Fatal Half Measures
Yevgeny Yevtushenko has been particularly blessed by the glasnost era in Soviet politics. Now he is able to shed every vestige of compromise and live his own legend. He has become a truly uncompromising man, and he has decided to use his fame as a poet and his powers of persuasion for political effect. This is a switch, to be sure. Soviet poets have long attempted, albeit futilely, to remain apart from politics. However, Yevtushenko was elected to the Soviet Congress of People's Deputies in 1989, and he has by now clearly become one of the leaders of the Soviet democratic movement. During the attempted coup of August 1991, he was among those who opposed a return to totalitarian methods. He was, in fact, in the Russian Parliament Building while it was still surrounded by tanks, composing a poem to honor Boris Yeltsin's leadership. Who can forget him reading his own English translation of it to Western reporters as the coup's demise became apparent?
In Fatal Half Measures, a collection of speeches, essays, and reminiscences, Yevtushenko seems to be urging Soviet society on toward democracy as one would goad a stalled mule. "On the brink of precipices," he writes, "we can't jump halfway across." In powerful speeches he reminds his countrymen of past woe, the Stalinist terror: "Half memory leads to half conscience…. Children on the banks of the Kolyma River to this day will bring you blueberries in human skulls they find and smile in innocent absence of memory." He ridicules those who resist trying the new freedoms: "Instead of Vasilii Belov's vigilant thesis that can be reduced to 'Every Xerox under surveillance,' I propose the thesis: 'A personal Xerox for every Soviet citizen.' Perhaps a Xerox would help him with his writing." As ever, he compares the different lots of Soviet and Western counterparts who remain as oblivious of each other as "Gina Lollobrigida and Red Square."

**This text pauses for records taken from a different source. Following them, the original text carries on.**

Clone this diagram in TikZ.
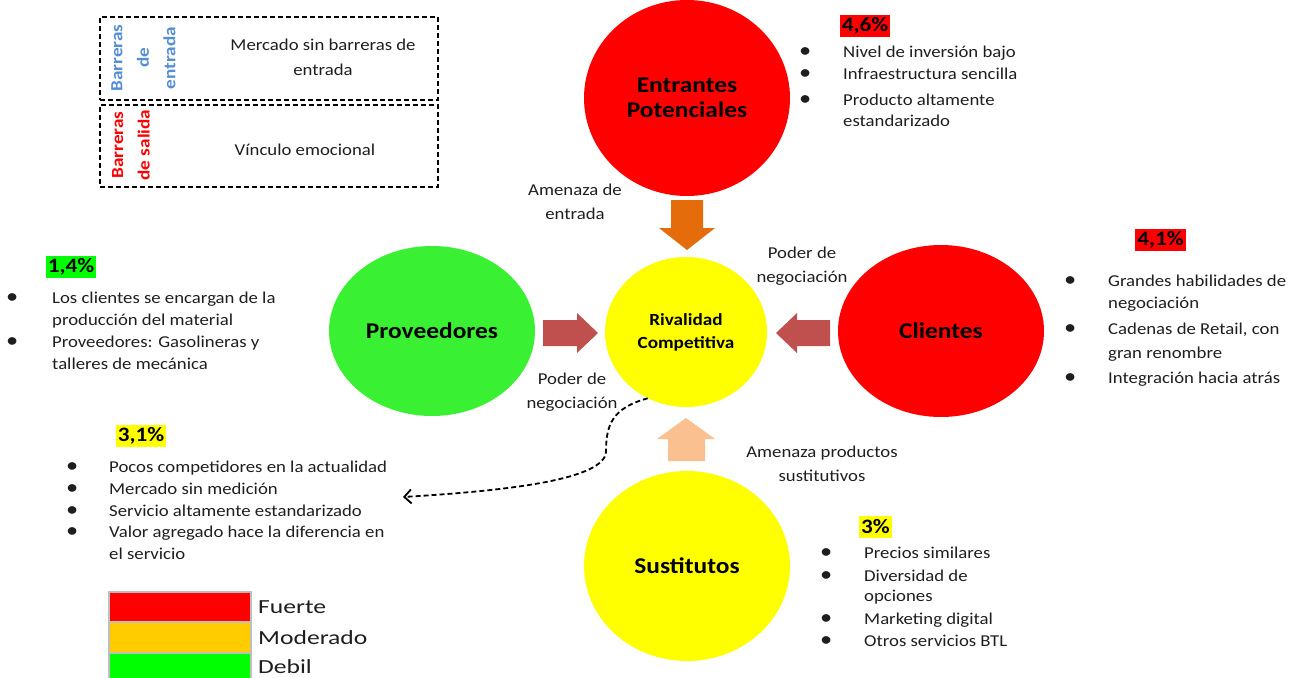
\documentclass[tikz,border=0pt]{standalone}
\usepackage{fontspec}
\setmainfont{Carlito}[FakeStretch=1.13]
\newfontfamily\legfont{Carlito}[FakeStretch=1.28]
\usetikzlibrary{shapes.geometric,arrows.meta}
\definecolor{txt}{RGB}{30,30,30}
\definecolor{cred}{RGB}{255,0,0}
\definecolor{cgreen}{RGB}{58,240,50}
\definecolor{cyellow}{RGB}{255,255,0}
\definecolor{corange}{RGB}{228,108,10}
\definecolor{cbrick}{RGB}{192,80,77}
\definecolor{cpeach}{RGB}{250,192,144}
\definecolor{cblue}{RGB}{85,142,213}
\definecolor{legorange}{RGB}{255,204,0}
\definecolor{leggreen}{RGB}{0,255,0}
\definecolor{leggray}{RGB}{191,191,191}
\newcommand{\bu}[1]{\makebox[#1][l]{\makebox[0pt]{\scalebox{1.3}{\textbullet}}}}
\tikzset{
 force/.style={ellipse, inner sep=0pt, text=black, font=\fontsize{22.5}{25}\selectfont\bfseries, align=center},
 body/.style={text=txt, font=\fontsize{16.6}{24}\selectfont, inner sep=0pt, align=center},
 listnode/.style={text=txt, font=\fontsize{16.6}{20}\selectfont, inner sep=0pt, anchor=base west},
 pct/.style={font=\fontsize{20.5}{22}\selectfont\bfseries, text=black, inner xsep=2pt, inner ysep=0pt, minimum height=22pt},
 barbox/.style={draw=black, dash pattern=on 5pt off 3pt, line width=1.8pt, minimum width=338pt, inner sep=0pt},
 vlabel/.style={rotate=90, align=center, font=\fontsize{17}{26.5}\selectfont\bfseries, inner sep=0pt},
 legbox/.style={draw=leggray, line width=1.5pt, minimum width=142pt, minimum height=30pt, inner sep=0pt},
 legtext/.style={font=\legfont\fontsize{20}{24}\selectfont, text=txt, anchor=base west, inner sep=0pt},
 dashcurve/.style={draw=black, dash pattern=on 5pt off 3pt, line width=1.8pt, -{Straight Barb[length=7pt,width=14pt]}},
}
\begin{document}
\begin{tikzpicture}[x=1pt,y=-1pt]
\useasboundingbox (0,0) rectangle (1303,677);
% forces
\node[force, fill=cred, minimum width=206pt, minimum height=196pt] (ent) at (687,98) {Entrantes\\Potenciales};
\node[force, fill=cgreen, minimum width=206pt, minimum height=170pt] (prov) at (432,331) {Proveedores};
\node[force, fill=cyellow, minimum width=162pt, minimum height=150pt, font=\fontsize{17}{23}\selectfont\bfseries] (riv) at (686,332) {Rivalidad\\Competitiva};
\node[force, fill=cred, minimum width=206pt, minimum height=172pt] (cli) at (941,331) {Clientes};
\node[force, fill=cyellow, minimum width=206pt, minimum height=190pt] (sus) at (687,566) {Sustitutos};
% block arrows
\fill[corange] (671,200) -- (703,200) -- (703,228) -- (715,228) -- (687,250) -- (659,228) -- (671,228) -- cycle;
\fill[cbrick] (543,320) -- (577,320) -- (577,313) -- (598,333) -- (577,353) -- (577,346) -- (543,346) -- cycle;
\fill[cbrick] (830,320) -- (797,320) -- (797,313) -- (776,333) -- (797,353) -- (797,346) -- (830,346) -- cycle;
\fill[cpeach] (668,461) -- (705,461) -- (705,439) -- (715,439) -- (686,418) -- (657,439) -- (668,439) -- cycle;
% dashed connector
\coordinate (dend) at (403,497);
\draw[dashcurve] (riv.240) .. controls (612,408) and (606,425) .. (606,452) .. controls (604,478) and (520,490) .. (dend);
% arrow labels
\node[body] (lament) at (575,202) {Amenaza de\\entrada};
\node[body] (lpod1) at (802,266) {Poder de\\negociación};
\node[body] (lpod2) at (572,392) {Poder de\\negociación};
\node[body] (lamsus) at (822,464) {Amenaza productos\\sustitutivos};
% barrier boxes
\node[barbox, minimum height=83pt] (bent) at (269,58.5) {};
\node[barbox, minimum height=82pt] (bsal) at (269,146) {};
\node[vlabel, text=cblue] (vent) at (143.5,58) {Barreras\\de\\entrada};
\node[vlabel, text=cred] (vsal) at (131,145) {Barreras\\de salida};
\node[body, font=\fontsize{16.6}{25}\selectfont] (tent) at (323,57) {Mercado sin barreras de\\entrada};
\node[body] (tsal) at (305,150) {Vínculo emocional};
% percentages
\node[pct, fill=cred] (p46) at (865,26) {4,6\%};
\node[pct, fill=leggreen] (p14) at (71,266.5) {1,4\%};
\node[pct, fill=cred] (p41) at (1160.5,240) {4,1\%};
\node[pct, fill=cyellow] (p31) at (141,436) {3,1\%};
\node[pct, fill=cyellow] (p3) at (875.5,527) {3\%};
% lists
\node[listnode] (lent) at (805,57) {\begin{tabular}[t]{@{}l@{}l@{}}
\bu{38pt}&Nivel de inversión bajo\\[2pt]
\bu{38pt}&Infraestructura sencilla\\[6pt]
\bu{38pt}&Producto altamente\\[1pt]
&estandarizado
\end{tabular}};
\node[listnode] (lprov) at (12,303) {\begin{tabular}[t]{@{}l@{}l@{}}
\bu{40pt}&Los clientes se encargan de la\\[2pt]
&producción del material\\[2pt]
\bu{40pt}&Proveedores: Gasolineras y\\[2pt]
&talleres de mecánica
\end{tabular}};
\node[listnode] (lcli) at (1070,286) {\begin{tabular}[t]{@{}l@{}l@{}}
\bu{38pt}&Grandes habilidades de\\[2pt]
&negociación\\[6pt]
\bu{38pt}&Cadenas de Retail, con\\[4pt]
&gran renombre\\[5pt]
\bu{38pt}&Integración hacia atrás
\end{tabular}};
\node[listnode] (lriv) at (72,472) {\begin{tabular}[t]{@{}l@{}l@{}}
\bu{37pt}&Pocos competidores en la actualidad\\[2pt]
\bu{37pt}&Mercado sin medición\\[2pt]
\bu{37pt}&Servicio altamente estandarizado\\[1pt]
\bu{37pt}&Valor agregado hace la diferencia en\\[2pt]
&el servicio
\end{tabular}};
\node[listnode] (lsus) at (826,558) {\begin{tabular}[t]{@{}l@{}l@{}}
\bu{38pt}&Precios similares\\[3pt]
\bu{38pt}&Diversidad de\\
&opciones\\[3pt]
\bu{38pt}&Marketing digital\\[2pt]
\bu{38pt}&Otros servicios BTL
\end{tabular}};
% legend
\node[legbox, fill=cred] (lg1) at (180,607) {};
\node[legbox, fill=legorange] (lg2) at (180,637.5) {};
\node[legbox, fill=leggreen] (lg3) at (180,668) {};
\node[legtext] (lt1) at (258,613) {Fuerte};
\node[legtext] (lt2) at (258,644) {Moderado};
\node[legtext] (lt3) at (258,673) {Debil};
\end{tikzpicture}
\end{document}
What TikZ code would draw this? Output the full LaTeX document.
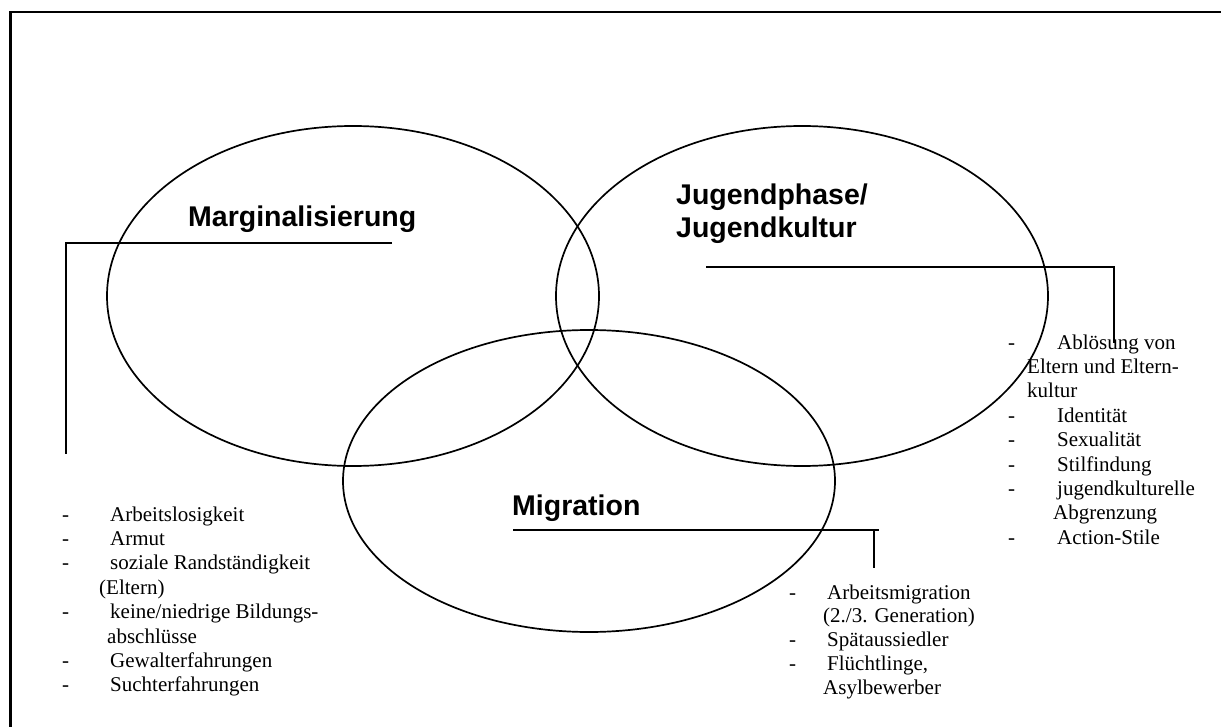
\documentclass[tikz,border=0pt]{standalone}
\usepackage{fontspec}
\setmainfont{Liberation Serif}
\newfontfamily\titlefont{Liberation Sans}
\usetikzlibrary{shapes.geometric}
\newcommand\dsh[2]{\makebox[#1pt][l]{-}#2}
\begin{document}
\begin{tikzpicture}[x=1pt,y=-1pt,
  circ/.style={ellipse,draw,line width=1.7pt,inner sep=0pt,minimum width=492pt},
  ttl/.style={font=\titlefont\bfseries\fontsize{28.5}{33}\selectfont,anchor=base west,inner sep=0pt},
  itm/.style={font=\fontsize{21}{24}\selectfont,anchor=base west,inner sep=0pt},
  conn/.style={line width=1.7pt}]
\useasboundingbox (0,0) rectangle (1221,727);
\clip (0,0) rectangle (1221,727);
\draw[line width=2.2pt] (10.5,12) rectangle (1240,745);
% ellipses
\node[circ,minimum height=340pt] (marg) at (353,296) {};
\node[circ,minimum height=340pt] (jug) at (802,296) {};
\node[circ,minimum height=302pt] (mig) at (589,481) {};
% titles
\node[ttl] (margT) at (188,227) {Marginalisierung};
\node[ttl] (jugT1) at (676,205) {Jugendphase/};
\node[ttl] (jugT2) at (676,238) {Jugendkultur};
\node[ttl] (migT) at (512,515) {Migration};
% connectors
\coordinate (m1) at (392,243); \coordinate (m2) at (66,243); \coordinate (m3) at (66,454);
\draw[conn] (m1) -- (m2) -- (m3);
\coordinate (j1) at (706,267); \coordinate (j2) at (1114,267); \coordinate (j3) at (1114,343);
\draw[conn] (j1) -- (j2) -- (j3);
\coordinate (g1) at (513,530); \coordinate (g2) at (879,530);
\coordinate (g3) at (874,530); \coordinate (g4) at (874,568);
\draw[conn] (g1) -- (g2);
\draw[conn] (g3) -- (g4);
% left list
\node[itm] (l1) at (62,521) {\dsh{48}{Arbeitslosigkeit}};
\node[itm] (l2) at (62,545.4) {\dsh{48}{Armut}};
\node[itm] (l3) at (62,569.8) {\dsh{48}{soziale Randständigkeit}};
\node[itm] (l4) at (99,594.2) {(Eltern)};
\node[itm] (l5) at (62,618.6) {\dsh{48}{keine/niedrige Bildungs-}};
\node[itm] (l6) at (107,643) {abschlüsse};
\node[itm] (l7) at (62,667.4) {\dsh{48}{Gewalterfahrungen}};
\node[itm] (l8) at (62,691.8) {\dsh{48}{Suchterfahrungen}};
% right list
\node[itm] (r1) at (1008,349) {\dsh{49}{Ablösung von}};
\node[itm] (r2) at (1027,373.4) {Eltern und Eltern-};
\node[itm] (r3) at (1027,397.8) {kultur};
\node[itm] (r4) at (1008,422.2) {\dsh{49}{Identität}};
\node[itm] (r5) at (1008,446.6) {\dsh{49}{Sexualität}};
\node[itm] (r6) at (1008,471) {\dsh{49}{Stilfindung}};
\node[itm] (r7) at (1008,495.4) {\dsh{49}{jugendkulturelle}};
\node[itm] (r8) at (1053,519.8) {Abgrenzung};
\node[itm] (r9) at (1008,544.2) {\dsh{49}{Action-Stile}};
% migration list
\node[itm] (g5) at (789,599) {\dsh{38}{Arbeitsmigration}};
\node[itm] (g6) at (823,622.8) {(2./3. Generation)};
\node[itm] (g7) at (789,646.6) {\dsh{38}{Spätaussiedler}};
\node[itm] (g8) at (789,670.4) {\dsh{38}{Flüchtlinge,}};
\node[itm] (g9) at (823,694.2) {Asylbewerber};
\end{tikzpicture}
\end{document}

Although the issue of Soviet democracy is paramount. Yevtushenko provides a wide range of recollections from his long history of international travels and from his knowledge of Russian literary figures. In the section called "Beyond Borders" we visit France. Brazil, China, and a host of other countries. We read of Doris Day and Pablo Picasso and meet the Eskimo poet Zoya Nenlyumkina. In the section titled "Russian Geniuses" Yevtushenko comments on Russian poets from Pushkin, Baratynsky, and Tiutchev to Mayakovsky, Tsvetaeva, and Pasternak. He examines the character of prose writers like Leo Tolstoy (starting with an anecdote about Jacqueline Kennedy). Dostoevsky, Chekhov, Gorky, Alexei Tolstoy (a "pen of genius," lacking only "pangs of conscience"), and Andrei Platonov (a comparison of one of his characters with the late Armand Hammer concludes with the title notion "The Proletariat Does Not Need Psychosis"). He includes here as well the composer Dmitri Shostakovich (a talent "Pushkinesque in scope" whom he talked out of signing an official letter against the Prague Spring in 1968).
Yevtushenko has been almost everywhere. He knows almost everybody. He remembers it all and he writes wonderfully. This is what makes Fatal Half Measures such a feast. For anyone interested in Soviet society and especially those of a literary bent, it is truly a delight. Antonina Bouis deserves much credit too, not only for her able selection and translation but also for her explanatory notes and her inclusion of a useful index.